We started out our relationship with separate money and never saw eye to eye about a lot of things. However, since combining our money and planning together, we’ve been much more successful, at saving, giving, investing, and planning for our future. We were able to quickly save up a down payment for a new home once we agreed on the same goal and planned for it. Most importantly, we rarely argue about money anymore, because we both know what to expect and what is planned for.
Recently I saw an episode of the Suze Orman Show, in which a woman had just won a hefty law suit settlement. Suze had advised the woman to pay her own debts and keep the rest of the money for herself – not paying off her husband’s student loan. Yikes! Really?! Aren’t we in this together as a married couple? There are several flaws I see with the separate money method.
1) Separate money equals separate lives.
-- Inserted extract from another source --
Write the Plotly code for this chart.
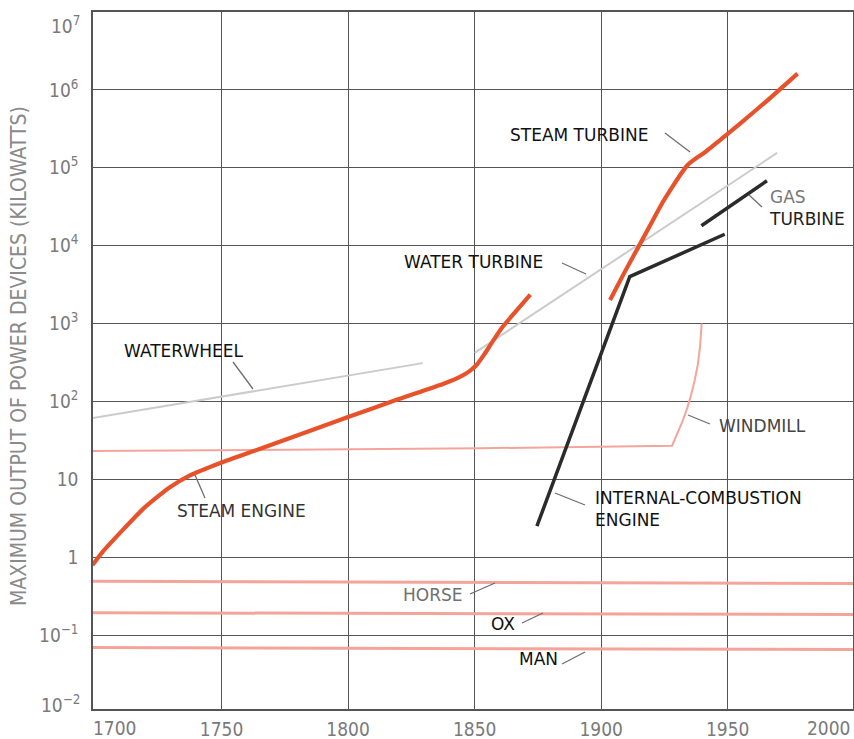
import plotly.graph_objects as go

# ---------------- data: year vs. maximum output (kilowatts) ----------------
steam_engine_year = [1699, 1703, 1711, 1719, 1724.5, 1729.6, 1737.5, 1749.5, 1765, 1800, 1820, 1838,
                     1844, 1848, 1851, 1854, 1857, 1861, 1866, 1872]
steam_engine_kw = [0.79, 1.17, 2.24, 4.17, 5.9, 7.9, 11.2, 16.2, 24.5, 63, 107, 170,
                   205, 245, 300, 410, 580, 900, 1400, 2350]

steam_turbine_year = [1903.5, 1909, 1915, 1920, 1924.3, 1928, 1931, 1934, 1937, 1941, 1946, 1955, 1965.5, 1977.6]
steam_turbine_kw = [2000, 4400, 10000, 20000, 36000, 56000, 79000, 107000, 129000, 158000, 214000,
                    372000, 724000, 1620000]

water_turbine_year = [1850, 1969.5]
water_turbine_kw = [420, 155000]

waterwheel_year = [1699, 1829.5]
waterwheel_kw = [61, 310]

windmill_year = [1699, 1852, 1928, 1930, 1932, 1934, 1935.5, 1937, 1938.2, 1939.1, 1939.7]
windmill_kw = [23, 25, 27, 38, 54, 82, 120, 190, 300, 520, 1000]

ic_engine_year = [1874.6, 1911.3, 1948.8]
ic_engine_kw = [2.5, 4000, 14000]

gas_turbine_year = [1939.6, 1965.5]
gas_turbine_kw = [18000, 68000]

animal_year = [1699, 2000]
horse_kw = [0.49, 0.46]
ox_kw = [0.193, 0.184]
man_kw = [0.069, 0.065]

x_tick_years = [1700, 1750, 1800, 1850, 1900, 1950, 2000]
y_tick_vals = [1e-2, 1e-1, 1, 10, 1e2, 1e3, 1e4, 1e5, 1e6, 1e7]
y_tick_text = ["10<sup>\u22122</sup>", "10<sup>\u22121</sup>", "1", "10", "10<sup>2</sup>",
               "10<sup>3</sup>", "10<sup>4</sup>", "10<sup>5</sup>", "10<sup>6</sup>", "10<sup>7</sup>"]

# ---------------- styling ----------------
W, H = 854, 739
ML, MR, MT, MB = 93, 1, 12, 30
PW, PH = W - ML - MR, H - MT - MB

STEAM = "#E8522B"
PALE_RED = "#F4A59B"
GREY_LINE = "#CBCBCB"
DARK = "#2B2B2B"
GRID = "#555555"
TICK_FONT = dict(family="Liberation Sans Narrow, DejaVu Sans Condensed, Arial Narrow, sans-serif",
                 size=19, color="#7A7A7A")
LABEL_FONT = "DejaVu Sans, Verdana, sans-serif"


def px(x):
    return (x - ML) / PW


def py(y):
    return (H - MB - y) / PH


fig = go.Figure()


def add_line(xs, ys, color, width, shape="linear", smoothing=None):
    line = dict(color=color, width=width, shape=shape)
    if smoothing is not None:
        line["smoothing"] = smoothing
    fig.add_trace(go.Scatter(x=xs, y=ys, mode="lines", line=line, hoverinfo="skip"))


# pale lines first so the heavier curves sit on top
add_line(animal_year, horse_kw, PALE_RED, 3)
add_line(animal_year, ox_kw, PALE_RED, 3)
add_line(animal_year, man_kw, PALE_RED, 3)
add_line(windmill_year, windmill_kw, PALE_RED, 2)
add_line(waterwheel_year, waterwheel_kw, GREY_LINE, 2)
add_line(water_turbine_year, water_turbine_kw, GREY_LINE, 2)
add_line(steam_engine_year, steam_engine_kw, STEAM, 4.2, shape="spline", smoothing=0.5)
add_line(steam_turbine_year, steam_turbine_kw, STEAM, 4.2, shape="spline", smoothing=0.5)
add_line(ic_engine_year, ic_engine_kw, DARK, 3.5)
add_line(gas_turbine_year, gas_turbine_kw, DARK, 3.5)

axis_common = dict(showgrid=True, gridcolor=GRID, gridwidth=1.2, showline=True, linecolor=GRID,
                   linewidth=1.5, mirror=True, ticks="", zeroline=False, tickfont=TICK_FONT,
                   automargin=False)

fig.update_xaxes(range=[1699.2, 1999.5], tickvals=x_tick_years[1:-1],
                 ticktext=[str(v) for v in x_tick_years[1:-1]], ticklabelstandoff=2, **axis_common)
fig.update_yaxes(type="log", range=[-1.95, 7], tickvals=y_tick_vals[1:-1],
                 ticktext=y_tick_text[1:-1], ticklabelstandoff=9, **axis_common)

annotations = []

# end tick labels are nudged inside the frame
annotations.append(dict(x=px(ML - 2), y=py(728), xref="paper", yref="paper", text=str(x_tick_years[0]),
                        xanchor="left", yanchor="middle", showarrow=False, font=TICK_FONT))
annotations.append(dict(x=px(W - MR), y=py(728), xref="paper", yref="paper", text=str(x_tick_years[-1]),
                        xanchor="right", yanchor="middle", showarrow=False, font=TICK_FONT))
annotations.append(dict(x=px(82), y=py(25), xref="paper", yref="paper", text=y_tick_text[-1],
                        xanchor="right", yanchor="middle", showarrow=False, font=TICK_FONT))
annotations.append(dict(x=px(82), y=py(704), xref="paper", yref="paper", text=y_tick_text[0],
                        xanchor="right", yanchor="middle", showarrow=False, font=TICK_FONT))

# vertical axis title
annotations.append(dict(x=px(19), y=py(356), xref="paper", yref="paper",
                        text="MAXIMUM OUTPUT OF POWER DEVICES (KILOWATTS)", textangle=-90,
                        xanchor="center", yanchor="middle", showarrow=False,
                        font=dict(family=TICK_FONT["family"], size=21, color="#8A8A8A")))

# series labels: (text, left x, centre y, colour)
labels = [
    ("WATERWHEEL", 122, 351, "#111111"),
    ("STEAM ENGINE", 175, 511, "#333333"),
    ("STEAM TURBINE", 508, 135, "#111111"),
    ("WATER TURBINE", 402, 262, "#111111"),
    ("<span style='color:#777777'>GAS</span><br>TURBINE", 767, 208, "#222222"),
    ("WINDMILL", 717, 426, "#444444"),
    ("INTERNAL-COMBUSTION<br>ENGINE", 593, 509, "#111111"),
    ("HORSE", 401, 595, "#707070"),
    ("OX", 489, 624, "#111111"),
    ("MAN", 517, 659, "#111111"),
]
for text, lx, cy, color in labels:
    annotations.append(dict(x=px(lx), y=py(cy), xref="paper", yref="paper", text=text,
                            xanchor="left", yanchor="middle", align="left", showarrow=False,
                            font=dict(family=LABEL_FONT, size=17, color=color)))

# leader lines from labels to curves
leaders = [
    (233, 362, 253, 389),
    (195, 475, 205, 498),
    (665, 133, 690, 152),
    (562, 263, 586, 274),
    (749, 195, 762, 207),
    (688, 415, 710, 424),
    (555, 493, 585, 505),
    (470, 594, 495, 583),
    (522, 623, 543, 613),
    (562, 664, 585, 652),
]
shapes = [dict(type="line", xref="paper", yref="paper", x0=px(a), y0=py(b), x1=px(c), y1=py(d),
               line=dict(color="#6E6E6E", width=1.3)) for a, b, c, d in leaders]

fig.update_layout(width=W, height=H, margin=dict(l=ML, r=MR, t=MT, b=MB),
                  plot_bgcolor="white", paper_bgcolor="white", showlegend=False,
                  annotations=annotations, shapes=shapes)

fig.write_html("out.html")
When married, you are in it for the long haul. Your life plans should be agreed upon with your spouse. We have seen real estate clients who can’t purchase a house because they live separate financial lives. One person has saved, while the other has blown their money and damaged their credit.
2) What if one spouse ends up staying home to raise kids? Then what? Does this mean that they are broke and the other spouse is in control? I don’t think so. Both spouses need to have some spending cash and equal say in financial matters.
3) Separate money equals greed. When spouses have separate money and separate financial goals, they can easily end up greedy. You end up having arguments over the dumbest little things like whose turn is it to pay for dinner? Arguments like that can destroy your date night real fast.
4) Retirement. What happens if one spouse is properly saving for retirement and the other is not? What could happen 30 years down the road?
5) Shouldn’t you be planning for a lifelong marriage, rather than planning how you can get ahead individually?
The bottom line is this: couples that plan their lives and finances together are much more successful financially and with their relationships. This involves a lot of work, communication, understanding and patience; but it’s well worth it.
Related post: My Debate With Suze Orman
I cannot agree enough with your comments! Its truly a breath of fresh air to see someone making these logical and unselfish points. Either way a couple goes with this, the biggest keys are understanding and honest communication, but coming from a man who’s wife stays home to raise the family I could never in good conscience “claim rights” to what is agreeably OUR money and future.
Completely agree with you and your philosophy of working together, in everything, as a couple. Congratulations on your great thinking and planning.
Very spot on since money is top reason of divorce but people married for love not money. If money going to be a issue that you don’t want to share then remain single. Otherwise deal with your potential spouse financial behavior prior to marriage.
Did you not marry to become a union? Union means oneness is all things including finances. If you’re self-centered doesn’t singleness sound more reasonable. Marriage isn’t easy but joyful. People don’t want to fully commit & rather selfish otherwise divorce rates are so high & ironically so is single rate!
Married couples, you are the examples for single folks! How can you advise them when your own mess is chaotic & publicly obvious? Thou hypocrite take the mete out of your eye first then try your single breathen!